On Thu, 2007-03-29 at 13:55 +0400, Oleg Lapshin wrote:
> Hello
>
> > Or I'd guess just upload a new sieve script every month / year / <insert
> > frequency here>, which of course could be a scripted task.
>
> I think, this is solution for now.
> There may be script, which download sieve scripts, analyze them, correct
> fields and upload back to server automatically.
>
> >
> > On Mon, 2007-03-26 at 19:41 +0200, Guido A.J. Stevens wrote:
> > > >> I want to put incoming messages into folders, based on current year
> > >
> > > and month
> > >
> > > You can do that with a procmail delivery.
> > >
> > > :0 c
> > >
> > > * ^From:[EMAIL PROTECTED]
> > > {
> > > YEARFOLDER="Archive/foo-bar-`date +%Y`"
> > >
> > > :0: archive
> > > :
> > > | /usr/sbin/dbmail-smtp -u yourusername -m "$YEARFOLDER"
> > >
> > > }
>
> I don't have procmail and think, this is not the best solution.

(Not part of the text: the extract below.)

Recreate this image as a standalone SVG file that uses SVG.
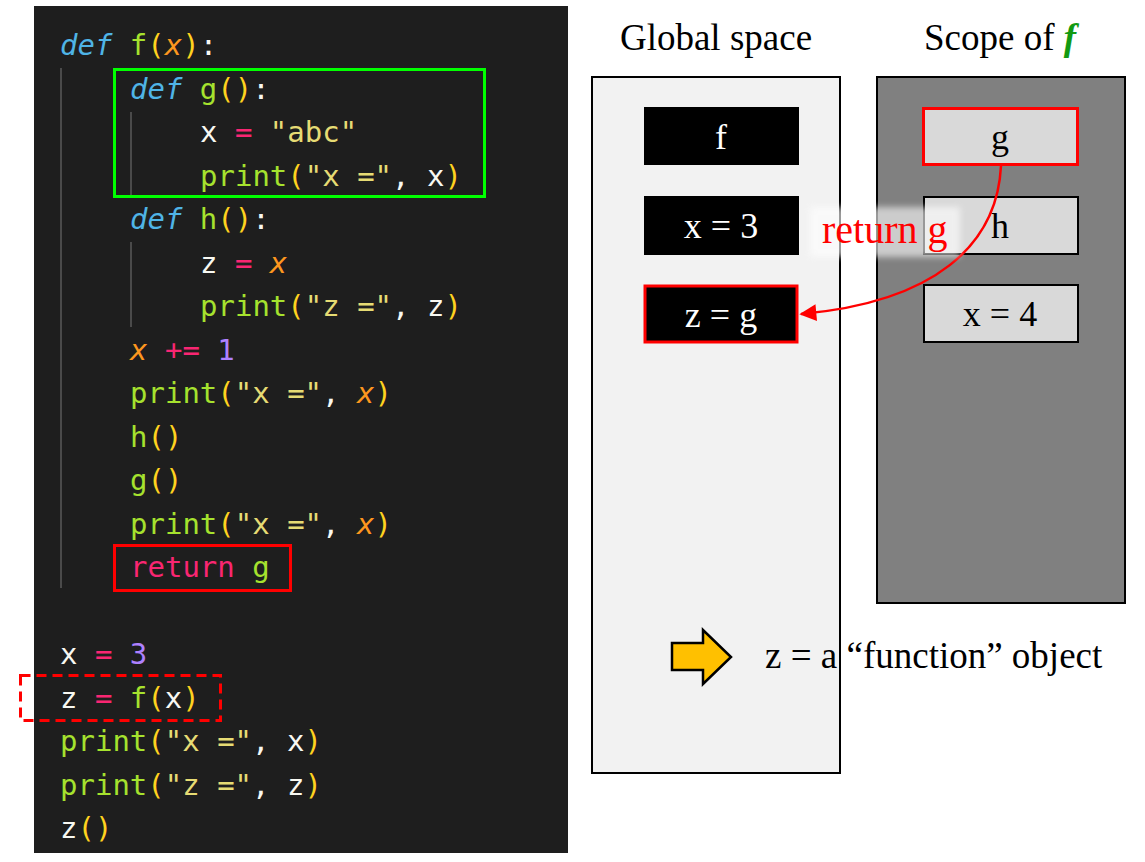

> If mail server have 1k users, there must be 1k such procmail's configs. This
> is not good. Users don't have real accounts on system and can't manipulate
> such configs manually.
>
> Thanks for your attention.
Do you want to have a "system sieve script" that runs for *every* user
when they receive mail? I've heard that some other products, I think
Sun's Java Messaging in particular, have system scripts, group scripts,
and then user scripts. DBMail has only user scripts right now.